I’m not religious, not even remotely, but even I can see what a craven, exploitative message that is. Worse yet, Wikipedia tells me that NewSong is a Christian vocal group, which presumably means they’ve run this concept past their personal Jesus and he gave it his holy okay. The best spin I can give it is to assume that the woman was dying anyway and God decided that this made her son the perfect candidate for spreading Christmas cheer. Yeah, I’m sure those shoes really cheered mom up, assuming she came out of her coma long enough to put them on. I’ll have to watch the TV movie and find out.

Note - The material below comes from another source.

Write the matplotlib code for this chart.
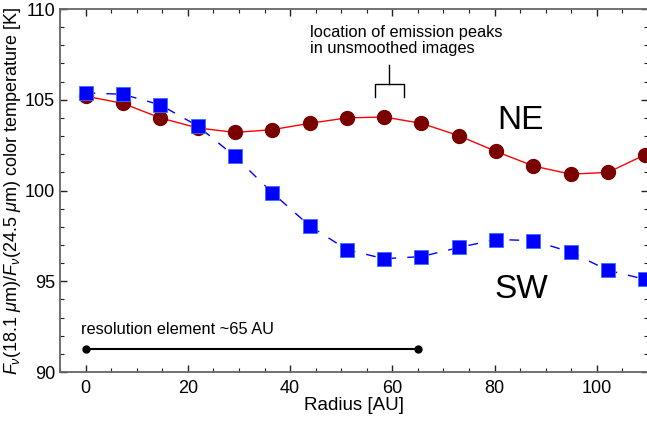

Other respondents in the poll were even more cynical about this song than I was. How do we know the kid’s not running a scam, reselling expensive shoes to a fence in an alley behind the store? Or maybe he’s a closeted crossdresser, who’s ashamed to admit that he just wants to wear the shoes to a Christmas party that evening, possibly at the Kardashians house?

I’m sure the Kardashian ladies would appreciate the shoes even if they wouldn’t appreciate the song. Which is as good an excuse as any to post this picture I took in Las Vegas three Christmases ago:

 

Kardashian store in Vegas

Kardashian Khristmas store with Khristmas Tree!

Ah, Khristmas in Vegas! I’m pretty sure the audio system was playing “Little Drummer Boy.”